The Direct Link Between Turkey's Earthquake Toll And Global Real Estate Markets

The shoddy homes that collapse on their inhabitants in Turkey's recent earthquake were badly, and hastily, built as part of a worldwide real-estate fever typically fueled by greedy governments indifferent to safety norms and common sense.

-Analysis-

There is bitter irony in an earthquake striking a zone already decimated by terrorism and war, where the vulnerable must suffer from natural destruction on top of their rulers' cruelty or, at best, cynical indifference. Under such calamitous conditions, how is one to interpret the observation of Turkish President Recep Tayyip Erdogan that the February quakes that killed more than 40,000 were fate's work?

The countries hit, Turkey and Syria, lie on a seismic powder keg. They have shaken before and will keep shaking, and nothing can be done about that. But much can be done to prevent the natural vulnerabilities that threaten so many countries becoming disasters of Biblical proportions. Something can always be done to mitigate the harm of even a 7.8-level quake and its aftershocks striking at the end of a freezing winter night.

Talking of the clash of tectonic plates is confusing, as the scale can boggle the mind. But it refers to the movements of vast plaques, 70 kilometers thick, that rub against each other while shifting in opposing directions. Even without a cataclysm like the earthquakes, such movements can push up the ground a few centimeters a year to form mountain ranges over millions of years.

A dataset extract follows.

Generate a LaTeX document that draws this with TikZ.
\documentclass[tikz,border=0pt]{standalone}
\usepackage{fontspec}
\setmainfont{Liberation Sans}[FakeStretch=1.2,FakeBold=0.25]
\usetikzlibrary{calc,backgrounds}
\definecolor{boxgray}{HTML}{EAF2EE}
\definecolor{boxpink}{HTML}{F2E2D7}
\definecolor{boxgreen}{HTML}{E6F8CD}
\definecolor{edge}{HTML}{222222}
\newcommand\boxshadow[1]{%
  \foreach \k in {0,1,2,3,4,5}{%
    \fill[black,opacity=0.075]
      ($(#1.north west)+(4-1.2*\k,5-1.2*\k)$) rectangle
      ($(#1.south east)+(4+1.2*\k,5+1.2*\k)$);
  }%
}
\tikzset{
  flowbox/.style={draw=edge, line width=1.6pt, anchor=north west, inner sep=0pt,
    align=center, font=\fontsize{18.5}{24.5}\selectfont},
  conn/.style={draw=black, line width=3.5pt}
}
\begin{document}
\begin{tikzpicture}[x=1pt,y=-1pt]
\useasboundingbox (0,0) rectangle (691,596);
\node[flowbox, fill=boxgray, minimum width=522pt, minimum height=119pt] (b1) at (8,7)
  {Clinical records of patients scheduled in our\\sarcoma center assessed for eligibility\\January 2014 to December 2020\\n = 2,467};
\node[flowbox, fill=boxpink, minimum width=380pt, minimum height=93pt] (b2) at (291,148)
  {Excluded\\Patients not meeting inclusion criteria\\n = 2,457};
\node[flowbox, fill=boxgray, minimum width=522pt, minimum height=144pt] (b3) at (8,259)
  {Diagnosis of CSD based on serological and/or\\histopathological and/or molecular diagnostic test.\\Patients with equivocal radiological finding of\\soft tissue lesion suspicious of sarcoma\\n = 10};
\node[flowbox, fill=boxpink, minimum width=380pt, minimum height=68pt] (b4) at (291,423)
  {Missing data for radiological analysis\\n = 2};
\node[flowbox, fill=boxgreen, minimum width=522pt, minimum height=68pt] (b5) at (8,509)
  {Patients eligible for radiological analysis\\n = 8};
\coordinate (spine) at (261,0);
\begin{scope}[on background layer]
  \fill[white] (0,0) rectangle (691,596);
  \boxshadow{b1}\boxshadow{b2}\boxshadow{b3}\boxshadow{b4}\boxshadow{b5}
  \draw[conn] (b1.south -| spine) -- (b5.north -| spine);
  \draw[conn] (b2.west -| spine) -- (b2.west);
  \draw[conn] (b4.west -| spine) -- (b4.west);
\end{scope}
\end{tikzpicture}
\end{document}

In this process, rocks on their edges accumulate enormous amounts of pressure that are suddenly released in quakes as they snap, before moving.

Our short time on this planet has amply shown the impact of a shifting earth on our fragile civilization and socio-economic organization.

And while science has evolved and can better predict earthquakes, it has yet to do it well enough to allow for a city's evacuation.